A pressão de materiais de construção, segundo Berruezo, pode se intensificar com a guerra entre Rússia e Ucrânia, que impulsiona os preços de commodities e, consequentemente, a inflação global.
O que diferencia o resultado positivo da Direcional do negativo da Tenda?
Segundo analistas do BTG Pactual (BPAC11), "o aumento recente de custos de construção (materiais) tem pressionado as margens de desenvolvedores, mas a Direcional tem sido capaz de compensá-los parcialmente por meio de preços mais elevados de vendas e ao se mover para segmentos fora do Casa Verde Amarela, por meio da marca Riva".
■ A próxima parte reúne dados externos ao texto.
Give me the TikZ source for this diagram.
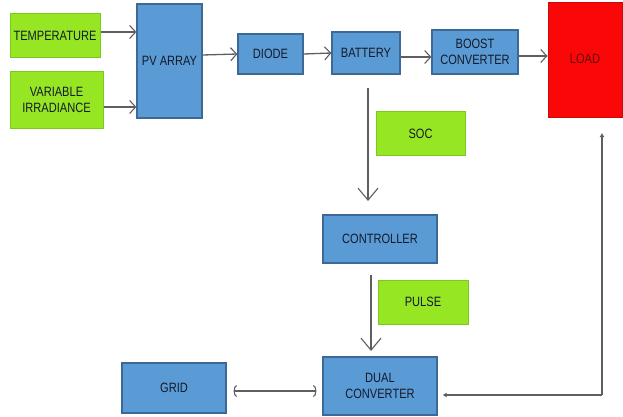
\documentclass[tikz,border=0pt]{standalone}
\usepackage{fontspec}
\setmainfont{Liberation Sans}[FakeStretch=0.82]
\usetikzlibrary{arrows.meta}
\definecolor{bluefill}{RGB}{91,155,213}
\definecolor{blueedge}{RGB}{60,105,150}
\definecolor{greenfill}{RGB}{150,230,35}
\definecolor{greenedge}{RGB}{125,200,30}
\definecolor{redfill}{RGB}{250,8,8}
\definecolor{rededge}{RGB}{200,10,10}
\definecolor{txt}{RGB}{20,25,40}
\definecolor{loadtxt}{RGB}{100,10,10}
\definecolor{wire}{RGB}{95,95,95}
\begin{document}
\begin{tikzpicture}[x=1pt,y=-1pt,
  box/.style={draw=blueedge,fill=bluefill,line width=1.2pt,inner sep=0pt,align=center,
    font=\fontsize{13.5}{16}\selectfont,text=txt},
  gbox/.style={draw=greenedge,fill=greenfill,line width=1pt,inner sep=0pt,align=center,
    font=\fontsize{13.5}{16}\selectfont,text=txt},
  wirearrow/.style={draw=wire,line width=1.3pt,-{Straight Barb[length=6pt,width=13pt,line width=1.1pt]}},
  vwire/.style={draw=wire,line width=1.1pt,-{Straight Barb[length=12pt,width=20pt,line width=1.1pt]}},
  fb/.style={draw=wire,line width=1.4pt,-{Latex[length=4pt,width=5pt]}},
  grid/.style={draw=wire,line width=1.4pt,{Arc Barb[length=3pt,width=12pt,line width=1.1pt]}-{Arc Barb[length=3pt,width=12pt,line width=1.1pt]}}]
\useasboundingbox (0,0) rectangle (623,417);
\fill[white] (0,0) rectangle (623,417);

\node[gbox,minimum width=90pt,minimum height=44pt] (temp) at (55,36) {TEMPERATURE};
\node[gbox,minimum width=93pt,minimum height=56pt] (irr) at (56.5,100) {VARIABLE\\IRRADIANCE};
\node[box,minimum width=65pt,minimum height=114pt] (pv) at (169.5,61) {PV ARRAY};
\node[box,minimum width=65pt,minimum height=40pt] (diode) at (270.5,54) {DIODE};
\node[box,minimum width=68pt,minimum height=42pt] (bat) at (366,53) {BATTERY};
\node[box,minimum width=86pt,minimum height=44pt] (boost) at (475,52) {BOOST\\CONVERTER};
\node[draw=rededge,fill=redfill,line width=1pt,minimum width=74pt,minimum height=115pt,inner sep=0pt,
  font=\fontsize{13.5}{16}\selectfont,text=loadtxt] (load) at (585,60.5) {\raisebox{4pt}{LOAD}};
\node[gbox,minimum width=89pt,minimum height=43pt] (soc) at (420.5,133.5) {SOC};
\node[box,minimum width=114pt,minimum height=48pt] (ctrl) at (380,239) {CONTROLLER};
\node[gbox,minimum width=90pt,minimum height=44pt] (pulse) at (423,302) {PULSE};
\node[box,minimum width=114pt,minimum height=58pt] (dual) at (380,386) {DUAL\\CONVERTER};
\node[box,minimum width=104pt,minimum height=50pt] (gridn) at (174,388) {GRID};

% top row
\draw[wirearrow] ([yshift=4pt]temp.east) -- ([yshift=4pt]temp.east -| pv.west);
\draw[wirearrow] ([yshift=-7pt]irr.east) -- ([yshift=-7pt]irr.east -| pv.west);
\draw[wirearrow] ([yshift=-1pt]pv.east |- diode.west) -- (diode.west);
\draw[wirearrow] (diode.east) -- (bat.west);
\draw[wirearrow] ([yshift=-4pt]bat.east) -- ([yshift=-4pt]bat.east -| boost.west);
\draw[wirearrow] ([yshift=-4pt]boost.east) -- ([yshift=-4pt]boost.east -| load.west);

% vertical chain
\coordinate (b1) at (368,88);
\coordinate (c1) at (368,201);
\draw[vwire] (b1) -- (c1);
\coordinate (c2) at (371,275);
\coordinate (d1) at (371,351);
\draw[vwire] (c2) -- (d1);

% grid link
\draw[grid] ([xshift=7pt,yshift=-3pt]gridn.east) -- ([xshift=-6pt,yshift=-3pt]gridn.east -| dual.west);

% feedback
\coordinate (fb1) at (602,395);
\coordinate (fb2) at (602,133);
\draw[fb] (fb1) -- ([xshift=5pt]dual.east |- fb1);
\draw[fb] (fb1) -- (fb2);
\end{tikzpicture}
\end{document}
No mercado, parte do pessimismo já foi incorporado nos preços. Desde o susto com a Tenda, as ações da Direcional (DIRR3) chegaram a cair quase 10% na sexta, antes de leve alta de 1,37% antes da divulgação do balanço ontem.
Já a MRV (MRVE3), que irá apresentar seus números na quarta, dia 16, voltou a se desvalorizar, acumulando queda de 15% em dois dias.
Incorporadoras voltadas para a alta renda estão menos expostas a esse cenário, justamente porque têm maior capacidade de repasse dos custos para os preços aos consumidores -- é a estratégia adotada pela Direcional.
A ação da JHSF (JHSF3), por exemplo, chegou a cair 4,37% na sexta, 11, após o balanço da Tenda, mas subiu 6,24% ontem, mais do que recuperando a perda. A empresa já havia divulgado os números trimestrais.
Mas a capacidade de repassar a alta de custos é apenas um desafio a mais para as incorporadoras. A alta da taxa básica de juros, que saiu de 2% ano no início de 2021 para os atuais 10,75% -- com projeção para chegar a 13% nos próximos meses --, é apontada como fator determinante para a maior cautela do mercado sobre o setor, assim como a piora da atividade local esperada para este ano.
“Os juros altos atrapalham o setor, pois reduzem a capacidade de pagamento dos consumidores. Já o emprego e os salários têm crescido pouco”, disse Fernando Siqueira, head de research da Guide Investimentos.
Siqueira ainda ressaltou a aceleração de lançamentos nos últimos dois anos, o que aumentou a oferta de imóveis. “É difícil conseguir ter uma rentabilidade boa nessa situação.”
Estimativas do Secovi-SP, entidade que reúne as empresas do setor de habitação no estado, apontam para uma retração de 13% nas vendas de imóveis na capital paulista e de 17% no número de lançamentos para este ano.
As ações do setor estão com mais de 50% de queda em relação aos níveis de 2019. Os preços, para parte dos investidores, já estão em níveis atrativos, mesmo com a piora das perspectivas de curto prazo.
“A desaceleração macro é um vento contrário ao setor, mas os construtores listados estão bem posicionados. Como as avaliações são atrativas, mantemos nossa visão positiva sobre as ações do setor”, afirmaram analistas do BTG Pactual (BPAC11) em relatório.
Todas as incorporadoras cobertas pelo banco têm recomendação de compra. As ações da Tenda, por sinal, são aquelas com maior potencial de valorização nas projeções do BTG Pactual, com upside de quase 400%.
Os analistas, porém, advertem que não veem grande espaço para fortes altas tão cedo. “A confiança nas margens 'normalizadas' pode impedir a recuperação das ações no curto prazo.”
Berruezo, da Ativa, também enxerga as empresas do setor como uma oportunidade, mas apenas para investidores que miram horizontes mais longos. “Ainda há um déficit de habitação enorme no Brasil. A menos que a visão seja extremamente pessimista, as incorporadoras listadas estão com preços interessantes."